Definitions by genus and differentiae are logically easiest to handle.

Definitions by example or prototype are essential for dealing with natural language and its applications to the real world, but their logical status is unclear.

[In Sowa's theory of conceptual graphs] New type labels are defined by an Aristotelian approach. Some type of concept is named as the genus, and a canonical graph, called the differentia, distinguishes the new type from the genus. The differentia is the body of a monadic expression, and the genus is the type label of the formal parameter.

"As an example of type definition, Fig. X defines KISS with genus TOUCH and with a differentia graph that says that the touching is done by a person's lips in a tender manner."


6. Similarities and Differences

From Science, Order, and Creativity, by David Bohm and F. David Peat, Bantam Books, 1987, p.112:

Some reflection will show that our first notions of order depend on our ability to perceive similarities and differences. Indeed, there is much evidence which shows that our vision, as well as other senses, works by selecting similarities and differences. This suggests that perception begins through the gathering of differences as the primary data of vision, which are then used to build up similarities. The order of vision proceeds through the perception of differences and the creation of similarities of these differences.

In thought a similar process takes place, beginning first with the formation of categories. This categorization involves two actions: selection and collection. According to the common Latin root of these two words, select means "to gather apart" and collect means "to gather together". Hence categories are formed as certain things are selected, through the mental perception of their differences from some general background. The second phase of categorization is that some of the things that have been selected (by virtue of their difference from the background) are collected together by regarding their differences as unimportant while, of course, still regarding their common difference from the background as important.

In the process of observing a flock of birds in a tree, the category of birds is formed by putting things together that are simultaneously distinguished from those that do not belong to this category, -- for example, from squirrels. In this way, sets of categories are formed, and these, in turn, influence the ways in which things are selected and collected.
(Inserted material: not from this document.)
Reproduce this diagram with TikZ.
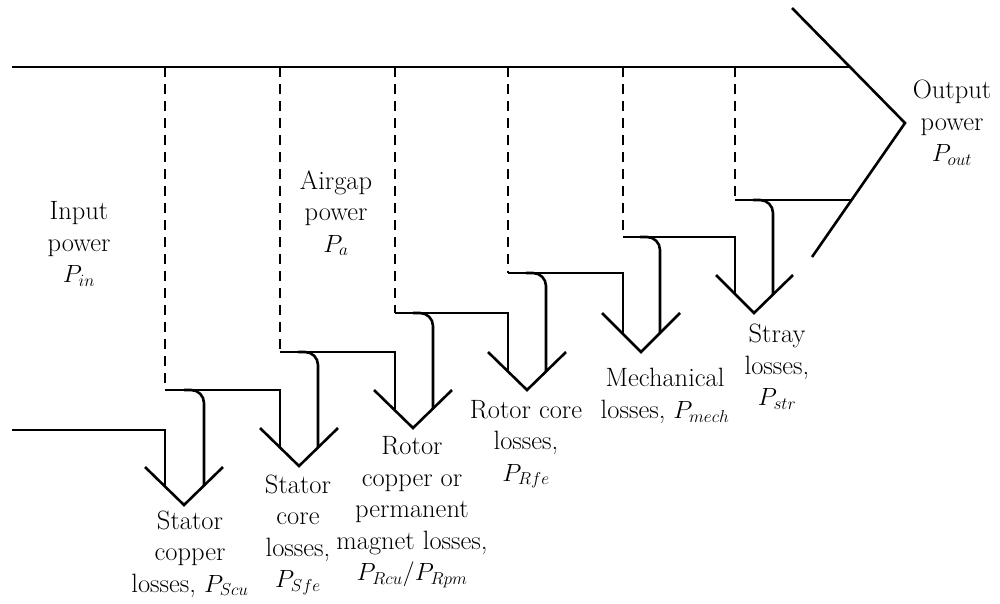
\documentclass[tikz,border=0pt]{standalone}
\usepackage{amsmath}
\usepackage{tikz}
\usetikzlibrary{positioning}
\tikzset{
    flow/.style = {
        draw,
        line width=2.6pt,
        line join=miter
    },
    turn/.style = {
        flow,
        rounded corners=13pt
    },
    split/.style = {
        draw,
        line width=1.4pt,
        dash pattern=on 10pt off 7pt
    },
    lbl/.style = {
        align=center,
        inner sep=0pt,
        font=\fontsize{26.5}{31.5}\selectfont
    },
}

\begin{document}
\begin{tikzpicture}[x=1pt,y=-1pt]
                \useasboundingbox (0,0) rectangle (1000,603);

                % main stream and output arrow head
                \path[flow] (12,67) -- (850,67);
                \path[flow] (792,8) -- (905,123) -- (812,257);
                \path[flow] (12,430) -- (165,430) -- (165,486);

                % stator copper
                \path[split] (165,67) -- (165,390);
                \path[flow] (165,390) -- (280,390) -- (280,447);
                \path[turn] (184,390) -- (204,390) -- (204,486);
                \path[flow] (145,467) -- (184,505) -- (223,467);

                % stator core
                \path[split] (280,67) -- (280,352);
                \path[flow] (280,352) -- (395,352) -- (395,409);
                \path[turn] (298,352) -- (318,352) -- (318,447);
                \path[flow] (260,428) -- (299,466) -- (338,428);

                % rotor copper / pm
                \path[split] (395,67) -- (395,313);
                \path[flow] (395,313) -- (508,313) -- (508,371);
                \path[turn] (413,313) -- (433,313) -- (433,409);
                \path[flow] (374,390) -- (413,428) -- (452,390);

                % rotor core
                \path[split] (508,67) -- (508,273);
                \path[flow] (508,273) -- (623,273) -- (623,333);
                \path[turn] (526,273) -- (546,273) -- (546,371);
                \path[flow] (488,352) -- (527,390) -- (566,352);

                % mechanical
                \path[split] (623,67) -- (623,237);
                \path[flow] (623,237) -- (735,237) -- (735,294);
                \path[turn] (640,237) -- (660,237) -- (660,333);
                \path[flow] (602,313) -- (641,352) -- (680,313);

                % stray
                \path[split] (735,67) -- (735,200);
                \path[flow] (735,200) -- (852,200);
                \path[turn] (753,200) -- (773,200) -- (773,294);
                \path[flow] (716,275) -- (754,313) -- (793,275);

                % labels
                \node[lbl] (pin) at (79,244) {Input\\power\\$P_{in}$};
                \node[lbl] (pa) at (336,213) {Airgap\\power\\$P_{a}$};
                \node[lbl] (pout) at (952,123) {Output\\power\\$P_{out}$};
                \node[lbl] (scu) at (190,554) {Stator\\copper\\losses, $P_{Scu}$};
                \node[lbl] (sfe) at (298,535) {Stator\\core\\losses,\\$P_{Sfe}$};
                \node[lbl] (rcu) at (412,512) {Rotor\\copper or\\permanent\\magnet losses,\\$P_{Rcu}/P_{Rpm}$};
                \node[lbl] (rfe) at (526,444) {Rotor core\\losses,\\$P_{Rfe}$};
                \node[lbl] (mech) at (665,396) {Mechanical\\losses, $P_{mech}$};
                \node[lbl] (str) at (777,367) {Stray\\losses,\\$P_{str}$};
\end{tikzpicture}
\end{document}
Selection and collection therefore become the two, inseparable sides of the one process of categorization.

The determination of similarities and differences can go on indefinitely. As some differences assume greater importance and others are ignored, as some similarities are singled out and others neglected, the set of categories changes. Indeed, the process of categorization is a dynamical activity that is capable of changing in a host of ways as new orders of similarity and difference are selected.


7. The Aristotelian Type Hierarchy

Sowa, p. 81

Aristotle first introduced type hierarchies with his theory of categories and syllogisms. He had ten primitive types, a method for defining new types by genus and differentia, and the use of syllogisms for analyzing the inheritance of properties. In Artificial Intelligence, the type hierarchy supports the inheritance of properties from supertypes to subtypes of concepts.
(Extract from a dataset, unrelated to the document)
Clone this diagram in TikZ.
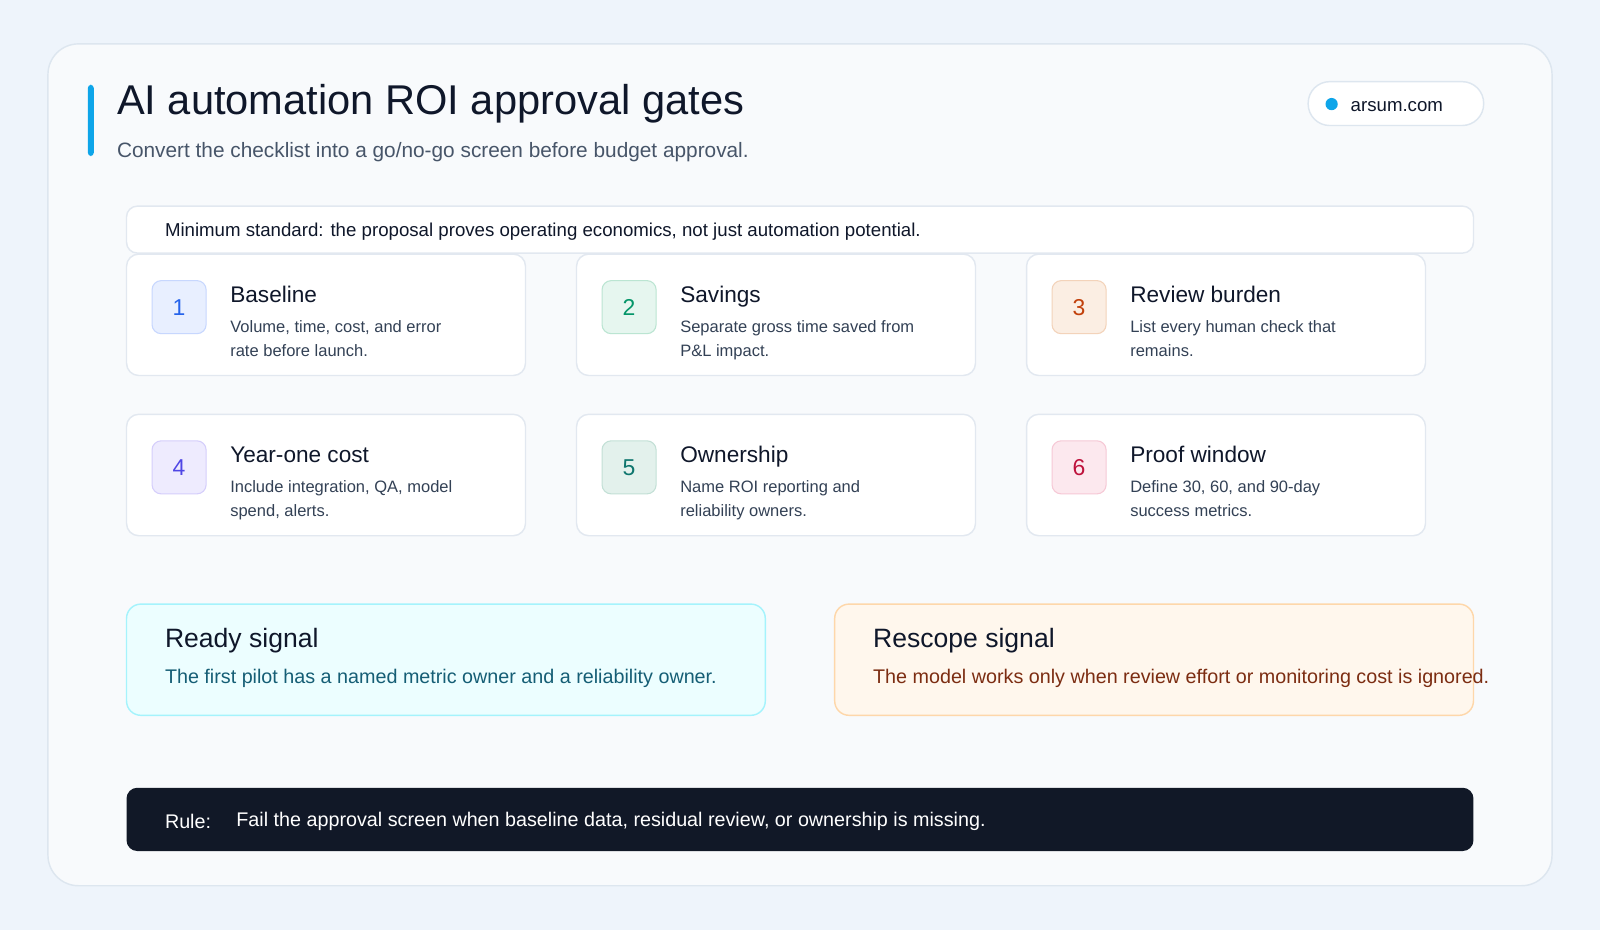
\documentclass[tikz,border=0pt]{standalone}
\usepackage{fontspec}
\setmainfont{Liberation Sans}
\usetikzlibrary{positioning}
\definecolor{pagebg}{HTML}{EEF4FB}
\definecolor{panelbg}{HTML}{F8FAFC}
\definecolor{panelline}{HTML}{DDE6EF}
\definecolor{cardline}{HTML}{E2E8F0}
\definecolor{ink}{HTML}{0F172A}
\definecolor{subink}{HTML}{475569}
\definecolor{bodyink}{HTML}{334155}
\definecolor{accent}{HTML}{0EA5E9}
\definecolor{rulebg}{HTML}{111827}
\definecolor{bfA}{HTML}{E8EFFF}\definecolor{bdA}{HTML}{C7D7FE}\definecolor{btA}{HTML}{2563EB}
\definecolor{bfB}{HTML}{E6F6EF}\definecolor{bdB}{HTML}{BBE5D2}\definecolor{btB}{HTML}{059669}
\definecolor{bfC}{HTML}{FBEEE3}\definecolor{bdC}{HTML}{F3D3BA}\definecolor{btC}{HTML}{C2410C}
\definecolor{bfD}{HTML}{EEEBFE}\definecolor{bdD}{HTML}{D5CEFB}\definecolor{btD}{HTML}{4F46E5}
\definecolor{bfE}{HTML}{E3F1EC}\definecolor{bdE}{HTML}{C3E0D6}\definecolor{btE}{HTML}{0F766E}
\definecolor{bfF}{HTML}{FCE8EE}\definecolor{bdF}{HTML}{F6C9D6}\definecolor{btF}{HTML}{BE123C}
\definecolor{readybg}{HTML}{ECFEFF}\definecolor{readyline}{HTML}{A5F3FC}\definecolor{readyink}{HTML}{155E75}
\definecolor{rescbg}{HTML}{FFF7ED}\definecolor{rescline}{HTML}{FED7AA}\definecolor{rescink}{HTML}{7C2D12}
\tikzset{
  card/.style={draw=cardline, fill=white, rounded corners=12pt*0.284},
  badge/.style={rounded corners=9pt*0.284, line width=0.3pt},
  cardtitle/.style={anchor=base west, inner sep=0, text=ink, font=\fontsize{6.3}{7}\selectfont},
  cardbody/.style={anchor=north west, inner sep=0, text=bodyink, align=left,
    font=\fontsize{4.6}{6.8}\selectfont},
}
\begin{document}
\begin{tikzpicture}[x=0.01cm, y=-0.01cm]
\useasboundingbox (0,0) rectangle (1568,911);
\fill[pagebg] (0,0) rectangle (1568,911);
% panel
\draw[panelline, fill=panelbg, rounded corners=8.5pt] (47,43) rectangle (1521,868);
\fill[accent, rounded corners=1pt] (86,83) rectangle (92,153);
\node[anchor=west, inner sep=0, text=ink, font=\fontsize{11.6}{13}\selectfont] (title) at (114,102) {AI automation ROI approval gates};
\node[anchor=west, inner sep=0, text=subink, font=\fontsize{5.8}{7}\selectfont] (subtitle) at (114,149) {Convert the checklist into a go/no-go screen before budget approval.};
% site pill
\draw[panelline, fill=white, rounded corners=6pt] (1282,80) rectangle (1454,123);
\fill[accent] (1305,102) circle (6);
\node[anchor=west, inner sep=0, text=ink, font=\fontsize{5.2}{6}\selectfont] (site) at (1323,104) {arsum.com};
% standard
\draw[card, rounded corners=3pt] (124,202) rectangle (1444,248);
\node[anchor=west, inner sep=0, text=ink, font=\fontsize{5.2}{6}\selectfont] (standard) at (161,227) {Minimum standard: the proposal proves operating economics, not just automation potential.};
% gate cards
\foreach \x/\y/\n/\ttl/\body/\k in {
  124/249/1/Baseline/{Volume, time, cost, and error\\rate before launch.}/A,
  565/249/2/Savings/{Separate gross time saved from\\P\&L impact.}/B,
  1006/249/3/Review burden/{List every human check that\\remains.}/C,
  124/406/4/Year-one cost/{Include integration, QA, model\\spend, alerts.}/D,
  565/406/5/Ownership/{Name ROI reporting and\\reliability owners.}/E,
  1006/406/6/Proof window/{Define 30, 60, and 90-day\\success metrics.}/F}{
  \draw[card] (\x,\y) rectangle ++(391,119);
  \draw[badge, draw=bd\k, fill=bf\k] (\x+25,\y+26) rectangle ++(53,52);
  \node[inner sep=0, text=bt\k, font=\fontsize{6.4}{7}\selectfont] (badge\n) at (\x+51.5,\y+52) {\n};
  \node[cardtitle] (gate\n) at (\x+101,\y+47) {\ttl};
  \node[cardbody] (gatetext\n) at (\x+101,\y+64) {\body};
}
% signals
\draw[readyline, fill=readybg, rounded corners=4pt] (124,592) rectangle (750,701);
\node[anchor=west, inner sep=0, text=ink, font=\fontsize{7.4}{8}\selectfont] (ready) at (161,628) {Ready signal};
\node[anchor=west, inner sep=0, text=readyink, font=\fontsize{5.5}{6}\selectfont] (readytext) at (161,665) {The first pilot has a named metric owner and a reliability owner.};
\draw[rescline, fill=rescbg, rounded corners=4pt] (818,592) rectangle (1444,701);
\node[anchor=west, inner sep=0, text=ink, font=\fontsize{7.4}{8}\selectfont] (rescope) at (855,628) {Rescope signal};
\node[anchor=west, inner sep=0, text=rescink, font=\fontsize{5.5}{6}\selectfont] (rescopetext) at (855,665) {The model works only when review effort or monitoring cost is ignored.};
% rule
\fill[rulebg, rounded corners=3pt] (124,772) rectangle (1444,834);
\node[anchor=west, inner sep=0, text=white, font=\fontsize{5.5}{6}\selectfont] (rule) at (161,805) {Rule:};
\node[anchor=west, inner sep=0, text=white, font=\fontsize{5.5}{6}\selectfont] (ruletext) at (231,805) {Fail the approval screen when baseline data, residual review, or ownership is missing.};
\end{tikzpicture}
\end{document}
The best way to study type hierarchies is to analyze the structure of dictionary definitions, preferably by computer. Amsler (1980) found a rich hierarchy in his analysis of the Merrian-Webster Pocket Dictionary. The hierarchy tended to be bushy, with each node having many descendants, but it did not grow very deep. The concept type VEHICLE, for example, had 165 subtypes, but the hierarchy extended for only three levels. At the first level, the immediate subtypes of VEHICLE included AMBULANCE, AUTOMOBILE, BICYCLE, BUCKBOARD, BUS, CARRIAGE, CART, etc. The next level beneath AUTOMOBILE included the subtypes COACH, CONVERTIBLE, COUPE, HOT-ROD, JALOPY, SEDAN, etc. The next level beneath SEDAN included BROUGHAM, LIMOUSINE, and SALOON.

Actions, states, and properties can also be grouped in hierarchies. In analyzing verbs, Chodorow (1981) also found bushy, but shallow hierarchies. The concept type COMPLAIN, for example, has subtypes BELLYACHE, BITCH, CRAB, GRIPE, INVEIGH, SQUAWK, and WHIMPER, none of which have any further subtypes.

Sowa, p. 128
Type definitions are based on Aristotle's method of genus and differentia. They support decompositional semantics where a high-level conceptual type is decomposed into a graph of primitive types.

Aristotle distinguished genera and differentiae. Roughly speaking, a genus is a class which has a characteristic which is common to all members of that class, and a differentia is a characteristic which belongs to members of one subgroup a but not to members of other subgroups b, c, etc. (Keith Hope, Methods of Multivariate Analysis, University of London Press, 1968, p.23)

Note the inverse relationship between the number of features for a concept type and the number of entities to which it applies. The type DOG applies to fewer entities in the real world than its supertype ANIMAL, but more features are required to describe it. The inverse relationship between the number of properties required to define a concept and the number of entities to which it applies was first noted by Aristotle. It is called the "duality of intension and extension". (Sowa, p.384)


8. Summary

  • The exact meaning of a qualitative concept is ad hoc, or context specific, and is specified to some desired degree of accuracy by the person using the concept.

  • Thus, word and concept meaning is placed in service to human intention. Meaning is essentially stipulative: we choose words from a loosely defined vocabulary grounded in social contract, and assign to these approximately defined words any exact meaning we choose, by precisely dimensioning these meanings with our own choice of boundary values. Words and concepts mean what we want them to mean, and they serve our purposes. If in an act of communication, word meaning is not initially clear or adequately exact, we provide additional meaning, until the specification of our intention falls within acceptable error tolerances.

  • The meaning of an abstract qualitative concept is grounded in quantitative dimensions, through an implicit cascade of definitions.

  • Any concept is a discrete digital structure defined in terms of lower and upper boundary values which function as error tolerances. Continuous reality may vary to some detectable degree, and yet still fall within the concept. The word "hot" might have boundary values of 75 to 90 degrees Fahrenheit; "very hot" might be used to describe 85 to 110.